Miguel Ángel Sánchez

Querencias

Miguel Ángel Sánchez


El galeón de la calle Almagro

04/10/2019

Lo rescaté una noche de primavera en la calle Almagro de Madrid, junto a un contenedor. Lo vi al pasar, encallado en el arrecife de asfalto y bolsas. Quizá una brisa ligera moviera un segundo sus velas de corcho. Me paré, di la vuelta y fui a por él. Un barquito pequeño, de cuatro palos, perfecto, todo de corcho, diseñado para soportar tormentas y tempestades, lanzado a la basura, sin compasión ni lástima. Dos puentes, cañones, velamen perfecto. Sobre la cubierta piratas y marineros, quizá un barco rápido del Caribe, dedicado a hacer presa en Maracaibo o en aquellos territorios y mares que navegaba El Rayo del Corsario Negro.
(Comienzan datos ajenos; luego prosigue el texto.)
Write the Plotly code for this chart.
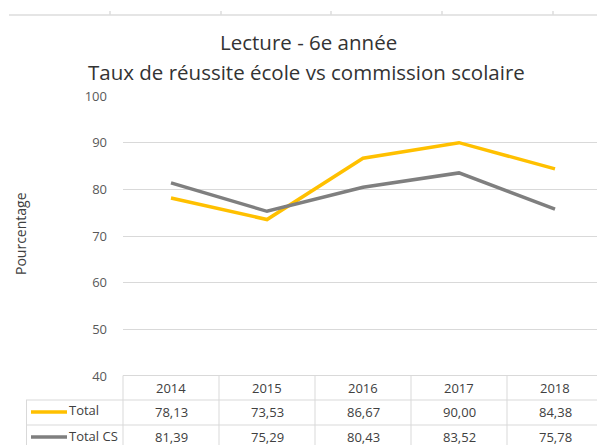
import plotly.graph_objects as go

years = ["2014", "2015", "2016", "2017", "2018"]
total = [78.13, 73.53, 86.67, 90.00, 84.38]
total_cs = [81.39, 75.29, 80.43, 83.52, 75.78]
series_names = ["Total", "Total CS"]
title_line1 = "Lecture - 6e année"
title_line2 = "Taux de réussite école vs commission scolaire"
y_title = "Pourcentage"

YELLOW = "#FFC000"
GRAY = "#7F7F7F"
GRID = "#D9D9D9"
TXT = "#404040"
FONT = "Open Sans"

OFF = 8  # page body margin offset
W, H = 605, 445
PW, PH = 480, 280
L, T = 123 - OFF, 96 - OFF
R, B = W - L - PW, H - T - PH


def px(x):
    return (x - OFF - L) / PW


def py(y):
    return (T + PH - (y - OFF)) / PH


fig = go.Figure()
for name, vals, col in [(series_names[0], total, YELLOW), (series_names[1], total_cs, GRAY)]:
    fig.add_trace(go.Scatter(x=years, y=vals, mode="lines", name=name,
                             line=dict(color=col, width=3.5), showlegend=False))

shapes = []
ann = []
line_style = dict(color=GRID, width=1)

# table borders (reference pixel coordinates)
col_edges = [123 + i * PW / 5 for i in range(6)]
shapes.append(dict(type="line", xref="paper", yref="paper", x0=px(123), x1=px(603), y0=py(375.5), y1=py(375.5), line=line_style))
for yy in [400, 425]:
    shapes.append(dict(type="line", xref="paper", yref="paper", x0=px(26), x1=px(603), y0=py(yy), y1=py(yy), line=line_style))
for xe in col_edges:
    shapes.append(dict(type="line", xref="paper", yref="paper", x0=px(xe), x1=px(xe), y0=py(375.5), y1=py(452), line=line_style))
shapes.append(dict(type="line", xref="paper", yref="paper", x0=px(26.5), x1=px(26.5), y0=py(400), y1=py(452), line=line_style))

# top cut-off table remnant
shapes.append(dict(type="line", xref="paper", yref="paper", x0=px(9), x1=px(613), y0=py(15), y1=py(15), line=dict(color="#DDDDDD", width=1.5)))
for xt in [110, 221, 331, 442, 553]:
    shapes.append(dict(type="line", xref="paper", yref="paper", x0=px(xt), x1=px(xt), y0=py(11), y1=py(15), line=dict(color="#DDDDDD", width=1.5)))

# legend keys in table
for yy, col in [(412, YELLOW), (437, GRAY)]:
    shapes.append(dict(type="line", xref="paper", yref="paper", x0=px(31), x1=px(67), y0=py(yy), y1=py(yy), line=dict(color=col, width=3.5)))

tfont = dict(family=FONT, size=13, color=TXT)
for i, yv in enumerate(years):
    cx = (col_edges[i] + col_edges[i + 1]) / 2
    ann.append(dict(x=px(cx), y=py(388), xref="paper", yref="paper", text=yv, showarrow=False, font=tfont, xanchor="center", yanchor="middle"))
    ann.append(dict(x=px(cx), y=py(412), xref="paper", yref="paper", text=f"{total[i]:.2f}".replace(".", ","), showarrow=False, font=tfont, xanchor="center", yanchor="middle"))
    ann.append(dict(x=px(cx), y=py(437), xref="paper", yref="paper", text=f"{total_cs[i]:.2f}".replace(".", ","), showarrow=False, font=tfont, xanchor="center", yanchor="middle"))
ann.append(dict(x=px(67), y=py(410), xref="paper", yref="paper", text=series_names[0], showarrow=False, font=tfont, xanchor="left", yanchor="middle"))
ann.append(dict(x=px(67), y=py(436), xref="paper", yref="paper", text=series_names[1], showarrow=False, font=tfont, xanchor="left", yanchor="middle"))

# titles
title_font = dict(family=FONT, size=20.5, color="#333333")
ann.append(dict(x=px(308), y=py(42), xref="paper", yref="paper", text=title_line1, showarrow=False, font=title_font, xanchor="center", yanchor="middle"))
ann.append(dict(x=px(306), y=py(72), xref="paper", yref="paper", text=title_line2, showarrow=False, font=title_font, xanchor="center", yanchor="middle"))
ann.append(dict(x=px(20), y=py(234), xref="paper", yref="paper", text=y_title, showarrow=False, textangle=-90, font=dict(family=FONT, size=14, color=TXT), xanchor="center", yanchor="middle"))

fig.update_layout(
    width=W, height=H,
    margin=dict(l=L, r=R, t=T, b=B),
    paper_bgcolor="white", plot_bgcolor="white",
    shapes=shapes, annotations=ann,
    xaxis=dict(type="category", range=[-0.5, 4.5], showticklabels=False, showgrid=False, zeroline=False, showline=False, ticks=""),
    yaxis=dict(range=[40, 100], dtick=10, tick0=40, showgrid=True, gridcolor=GRID, gridwidth=1, zeroline=False, showline=False,
               ticks="", ticklabelstandoff=15, tickfont=dict(family=FONT, size=13, color="#595959")),
)

fig.write_html("out.html")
Quizá un galeón español, de los que daban fuego a los ingleses, o desaparecían sin dejar rastro bajo los huracanes del Atlántico.
De repente vi las batallas, los océanos surcados, las tempestades que el barco de corcho habría soportado. Allí detenido, pensé qué tormenta lo había llevado hasta aquella calle ancha y limpia de Madrid, la capital del mundo que más mares y océanos dominó. Los barcos también navegan cielos, y vientos, y quizá aterrizó desorientado, como las tortugas que se deslumbran y pierden el norte y el mar. Quizá alguien lo dejó en el contenedor como a esos paquetes de ropa doblada, o muebles de toda la vida, que nos da pena abandonar pero ahí dejamos como con pena y cuidado, esperando que alguien se fije en ellos y los recoja. O quizá lo hubiera abandonado un niño que de repente ha crecido, y ya no necesita galeones ni mares de juguete, porque piensa -iluso- que ya es dueño de la realidad.
No pude dejarlo allí. Me lo llevé. Y lo dejé en mi casa, en un pequeño estanque, mar de interior sin tempestades ni tormentas. No atacan los bucaneros, pero de anochecida bajan las torcaces a beber, como bombarderos de cercanías, lentas y seguras. Echan un buchito de agua, y vuelven a subir a los eucaliptos. De madrugada llegan ginetas y cárabos, los alcaravanes cantan como sirenas en mares antiguos, y llegan escuerzos y erizos. El galeón navega ese mar de interior como puede, a veces caen piñas enormes, cañonazos que lo hacen tambalearse. Pero nada puede con él. Los pinzones y mosquiteros se suben a los palos, como vigías que juegan entre el cimbrear del oleaje. La oropéndola no se atreve.
Y ahí está el galeón, encarando el otoño que ya asoma. Pronto caerán las hojas del álamo negro, de los melojos y moreras. Quizá añore océanos más recios que mi pobre charca. Quizá... Pero ahí está, altivo y dispuesto a la batalla. El galeón de la calle Almagro.